Un ajuste basado en estas premisas será un ajuste fallido. Primero, porque la sostenibilidad en las finanzas gubernamentales no es un fin en sí mismo, sino un medio para mejorar la capacidad del gasto y las intervenciones gubernamentales para proveer de bienes y servicios públicos –oportunos y de calidad– a la población.

Esto nunca lo comprendieron las autoridades de las últimas dos administraciones y mucho menos los tecnócratas del FMI urgidos, por cierto, de algún éxito que mostrar en sus programas luego de los errores de bulto cometidos en casos emblemáticos como el programa con Argentina durante los gobiernos de Macri y Fernández.

De esta, forma se termina con aplausos y alabanzas de parte del organismo financiero internacional –que por cierto son música para los oídos de los liderazgos populistas a cargo del Ejecutivo– cuando, al mismo tiempo, se desfinancian políticas públicas clave que deberían enfrentar retos mayúsculos en ámbitos como seguridad y educación.

Por eso, además de introducir límites al crecimiento del gasto urgían, dentro de las condicionalidades del acuerdo vigente con el FMI, medidas que ciertamente conduzcan a mejorar los espacios de presupuestación, garantizar avances en la calidad del gasto y, sobre todo, protejan sus componentes más importantes de las insensibilidades recortistas.
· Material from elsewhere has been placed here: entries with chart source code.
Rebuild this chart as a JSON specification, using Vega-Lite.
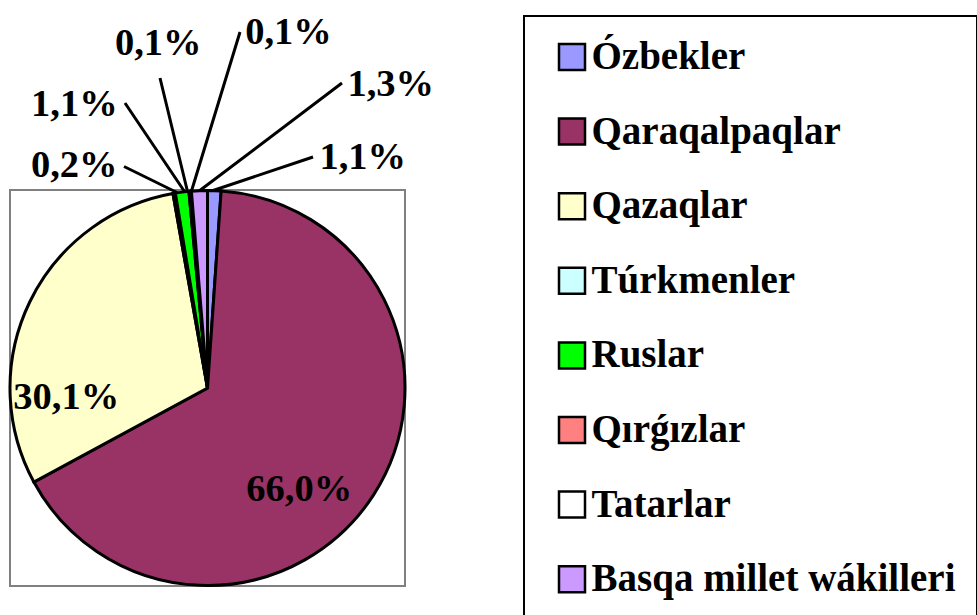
{
  "$schema": "https://vega.github.io/schema/vega-lite/v6.json",
  "width": 395,
  "height": 396,
  "autosize": {"type": "none"},
  "padding": {"left": 10, "top": 190, "right": 572, "bottom": 29},
  "background": "white",
  "view": {"stroke": "#808080", "strokeWidth": 2, "fill": null},
  "config": {
    "view": {"stroke": "#808080", "strokeWidth": 2},
    "font": "Liberation Serif",
    "locale": {"number": {"decimal": ",", "thousands": " ", "grouping": [3], "currency": ["", ""]}},
    "legend": {"strokeWidth": 2}
  },
  "data": {
    "values": [
      {"n": 1, "group": "Ózbekler", "share": 0.011},
      {"n": 2, "group": "Qaraqalpaqlar", "share": 0.660},
      {"n": 3, "group": "Qazaqlar", "share": 0.301},
      {"n": 4, "group": "Túrkmenler", "share": 0.002},
      {"n": 5, "group": "Ruslar", "share": 0.011},
      {"n": 6, "group": "Qırǵızlar", "share": 0.001},
      {"n": 7, "group": "Tatarlar", "share": 0.001},
      {"n": 8, "group": "Basqa millet wákilleri", "share": 0.013}
    ]
  },
  "layer": [
    {
      "transform": [{"filter": "datum.share < 0.02"}],
      "mark": {"type": "arc", "filled": false, "stroke": "black", "strokeWidth": 3, "innerRadius": 0, "xOffset": -18.3, "yOffset": -189.5},
      "encoding": {
        "theta": {"field": "n", "type": "quantitative", "stack": null,
          "scale": {"type": "linear", "zero": false, "nice": false, "domain": [1, 4, 5, 6, 7, 8], "range": [1.24739, -1.11457, -0.59184, -0.23771, 0.29618, 0.92363]}},
        "theta2": {"field": "n"},
        "radius": {"field": "n", "type": "quantitative",
          "scale": {"type": "linear", "zero": false, "nice": false, "domain": [1, 4, 5, 6, 7, 8], "range": [130.6, 72.6, 115.1, 124.0, 174.1, 191.5]}}
      }
    },
    {
      "mark": {"type": "arc", "stroke": "black", "strokeWidth": 3},
      "encoding": {
        "theta": {"field": "share", "type": "quantitative", "stack": true},
        "order": {"field": "n", "type": "quantitative"},
        "color": {
          "field": "group", "type": "nominal",
          "scale": {
            "domain": ["Ózbekler", "Qaraqalpaqlar", "Qazaqlar", "Túrkmenler", "Ruslar", "Qırǵızlar", "Tatarlar", "Basqa millet wákilleri"],
            "range": ["#9999FF", "#993366", "#FFFFCC", "#CCFFFF", "#00FF00", "#FF8080", "#FFFFFF", "#CC99FF"]
          },
          "legend": {
            "orient": "none", "legendX": 514, "legendY": -174, "title": null,
            "symbolType": "square", "symbolSize": 676, "symbolStrokeColor": "black", "symbolStrokeWidth": 2.5, "symbolOpacity": 1,
            "labelFont": "Liberation Serif", "labelFontSize": 39, "labelFontWeight": "bold", "labelColor": "black",
            "labelOffset": 0, "labelLimit": 600, "rowPadding": 34.6, "padding": 21.5, "symbolOffset": 7,
            "strokeColor": "black"
          }
        }
      }
    },
    {
      "mark": {"type": "text", "fontSize": 38.5, "fontWeight": "bold", "font": "Liberation Serif", "align": "center", "baseline": "middle", "color": "black"},
      "encoding": {
        "theta": {"field": "n", "type": "quantitative",
          "scale": {"type": "linear", "zero": false, "nice": false, "domain": [1, 2, 3, 4, 5, 6, 7, 8], "range": [0.59202, 2.40297, 4.64729, -0.53913, -0.43808, -0.14190, 0.22375, 0.54192]}},
        "radius": {"field": "n", "type": "quantitative",
          "scale": {"type": "linear", "zero": false, "nice": false, "domain": [1, 2, 3, 4, 5, 6, 7, 8], "range": [278.1, 136.2, 141.6, 259.6, 313.7, 348.5, 364.9, 355.2]}},
        "text": {"field": "share", "type": "quantitative", "format": ".1%"}
      }
    }
  ],
  "resolve": {"scale": {"theta": "independent", "radius": "independent"}}
}
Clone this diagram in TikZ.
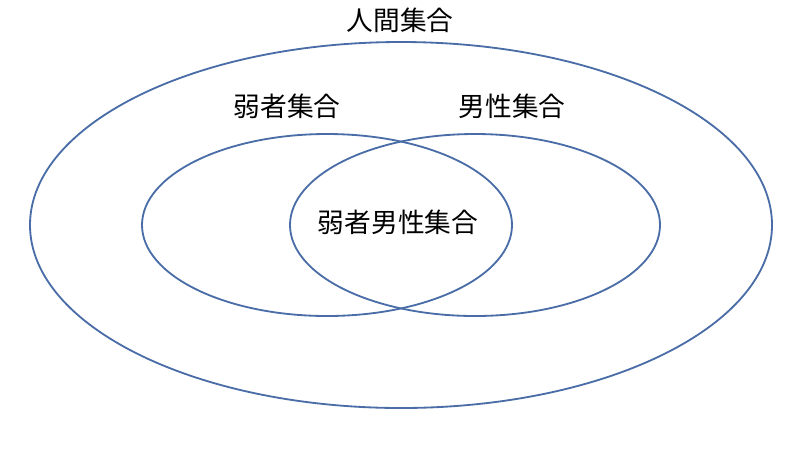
\documentclass[tikz,border=0pt]{standalone}
\usepackage{fontspec}
\newfontfamily\cjk{Noto Sans CJK JP}
\definecolor{setblue}{HTML}{4A6DA7}
\tikzset{
  setline/.style={draw=setblue, line width=1.3pt},
  setlabel/.style={font=\cjk\fontsize{19}{21}\selectfont, inner sep=0pt}
}
\begin{document}
\begin{tikzpicture}[x=0.025cm, y=-0.025cm]
  \useasboundingbox (0,0) rectangle (800,450);
  % sets
  \draw[setline] (401,225) ellipse [x radius=371, y radius=183];
  \draw[setline] (327,225) ellipse [x radius=185, y radius=91];
  \draw[setline] (475,225) ellipse [x radius=185, y radius=91];
  % labels
  \node[setlabel] (human) at (400,20) {人間集合};
  \node[setlabel] (weak) at (287,106) {弱者集合};
  \node[setlabel] (male) at (512,106) {男性集合};
  \node[setlabel] (weakmale) at (398,222) {弱者男性集合};
\end{tikzpicture}
\end{document}
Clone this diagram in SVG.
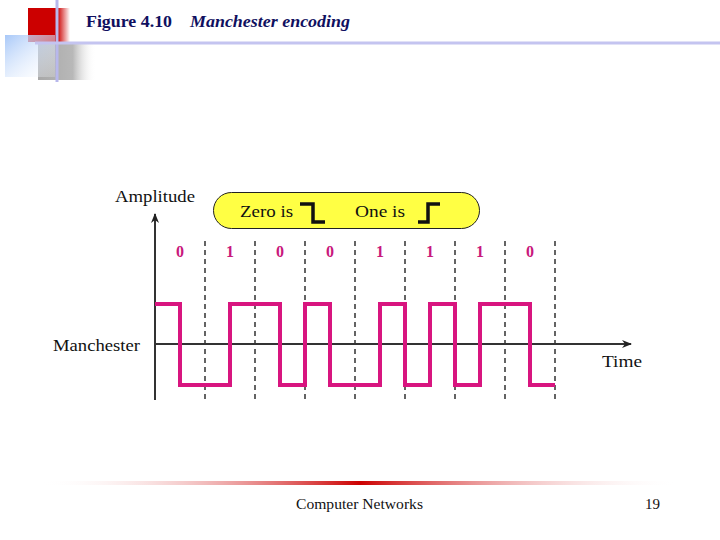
<svg xmlns="http://www.w3.org/2000/svg" width="720" height="540" viewBox="0 0 720 540">
<defs>
<linearGradient id="redg" x1="0" y1="0" x2="1" y2="0">
<stop offset="0" stop-color="#cc0000"/><stop offset="0.7" stop-color="#cc0000"/><stop offset="1" stop-color="#cc0000" stop-opacity="0"/>
</linearGradient>
<linearGradient id="blueg" x1="0" y1="0" x2="1" y2="1">
<stop offset="0" stop-color="#a8c8f8"/><stop offset="1" stop-color="#ffffff" stop-opacity="0.2"/>
</linearGradient>
<linearGradient id="grayg" x1="0" y1="0" x2="1" y2="0">
<stop offset="0" stop-color="#a8a8a8"/><stop offset="0.6" stop-color="#b8b8b8"/><stop offset="1" stop-color="#ffffff" stop-opacity="0"/>
</linearGradient>
<linearGradient id="footg" x1="0" y1="0" x2="1" y2="0">
<stop offset="0" stop-color="#ffffff" stop-opacity="0"/><stop offset="0.5" stop-color="#cc0000"/><stop offset="1" stop-color="#ffffff" stop-opacity="0"/>
</linearGradient>
<marker id="arr" viewBox="0 0 10 10" refX="9" refY="5" markerWidth="10" markerHeight="10" markerUnits="userSpaceOnUse" orient="auto">
<path d="M0,1 L10,5 L0,9 L3,5 Z" fill="#222"/>
</marker>
<style>
.dash{stroke:#111;stroke-width:1.3;stroke-dasharray:5,4;fill:none}
.bit{font-family:"Liberation Serif",serif;font-weight:bold;font-size:16px;fill:#c8187c;text-anchor:middle}
.lbl{font-family:"Liberation Serif",serif;font-size:17px;fill:#111}
.ax{stroke:#333;stroke-width:2;fill:none}
</style>
</defs>
<rect width="720" height="540" fill="#ffffff"/>
<g id="header">
<rect x="28" y="8" width="42" height="34" fill="url(#redg)"/>
<rect x="38" y="42" width="58" height="38" fill="url(#grayg)"/>
<rect x="5" y="35" width="50" height="42" fill="url(#blueg)"/>
<line x1="57" y1="0" x2="57" y2="82" stroke="#b8b8ec" stroke-width="3"/>
<line x1="35" y1="43" x2="720" y2="43" stroke="#c4c4f0" stroke-width="3"/>
<text x="86" y="27" font-family="'Liberation Serif',serif" font-size="17" font-weight="bold" fill="#101060" textLength="86" lengthAdjust="spacingAndGlyphs">Figure 4.10</text>
<text x="190" y="27" font-family="'Liberation Serif',serif" font-size="17" font-weight="bold" font-style="italic" fill="#101060" textLength="160" lengthAdjust="spacingAndGlyphs">Manchester encoding</text>
</g>
<g id="legend">
<rect x="213.5" y="192.5" width="266" height="36" rx="18" fill="#ffff44" stroke="#222" stroke-width="1"/>
<text x="240" y="217" class="lbl" textLength="53" lengthAdjust="spacingAndGlyphs">Zero is</text>
<polyline points="300,204 313,204 313,222 325,222" fill="none" stroke="#111" stroke-width="3.5"/>
<text x="355" y="217" class="lbl" textLength="50" lengthAdjust="spacingAndGlyphs">One is</text>
<polyline points="418,222 428,222 428,204 440,204" fill="none" stroke="#111" stroke-width="3.5"/>
</g>
<g id="labels">
<text x="115" y="202" class="lbl" textLength="80" lengthAdjust="spacingAndGlyphs">Amplitude</text>
<text x="53" y="351" class="lbl" textLength="87" lengthAdjust="spacingAndGlyphs">Manchester</text>
<text x="602" y="367" class="lbl" textLength="40" lengthAdjust="spacingAndGlyphs">Time</text>
</g>
<g id="bits">
<text x="180" y="257" class="bit">0</text>
<text x="230" y="257" class="bit">1</text>
<text x="280" y="257" class="bit">0</text>
<text x="330" y="257" class="bit">0</text>
<text x="380" y="257" class="bit">1</text>
<text x="430" y="257" class="bit">1</text>
<text x="480" y="257" class="bit">1</text>
<text x="530" y="257" class="bit">0</text>
</g>
<g id="connectors">
<line x1="205" y1="241" x2="205" y2="400" class="dash"/>
<line x1="255" y1="241" x2="255" y2="400" class="dash"/>
<line x1="305" y1="241" x2="305" y2="400" class="dash"/>
<line x1="355" y1="241" x2="355" y2="400" class="dash"/>
<line x1="405" y1="241" x2="405" y2="400" class="dash"/>
<line x1="455" y1="241" x2="455" y2="400" class="dash"/>
<line x1="505" y1="241" x2="505" y2="400" class="dash"/>
<line x1="555" y1="241" x2="555" y2="400" class="dash"/>
<line x1="155" y1="400" x2="155" y2="214" class="ax" marker-end="url(#arr)"/>
<line x1="155" y1="344" x2="631" y2="344" class="ax" marker-end="url(#arr)"/>
</g>
<g id="signal">
<polyline points="155,304 180,304 180,385 230,385 230,304 280,304 280,385 305,385 305,304 330,304 330,385 380,385 380,304 405,304 405,385 430,385 430,304 455,304 455,385 480,385 480,304 530,304 530,385 555,385" fill="none" stroke="#d8157f" stroke-width="4" stroke-linejoin="miter"/>
</g>
<g id="footer">
<rect x="40" y="481" width="640" height="4" fill="url(#footg)"/>
<text x="296" y="509" font-family="'Liberation Serif',serif" font-size="15" fill="#111" textLength="127" lengthAdjust="spacingAndGlyphs">Computer Networks</text>
<text x="645" y="509" font-family="'Liberation Serif',serif" font-size="15" fill="#111">19</text>
</g>
</svg>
Un ajuste construido sobre esos cimientos falseados no resultará sostenible ni presupuestaria y, mucho menos, políticamente. En el corto plazo, las metas se cumplieron y se redujo el déficit presupuestario, y aunque se trata de resultados positivos, no pasará mucho tiempo para que resulte claro que se sustituyó un desequilibrio presupuestario por un déficit de gobernabilidad que, al final, seguirá alimentando la deuda de convivencia democrática que acumulamos ya por varias décadas y debilitando, cada vez de manera más acelerada y progresiva, nuestra estabilidad política. Claramente, una victoria pírrica.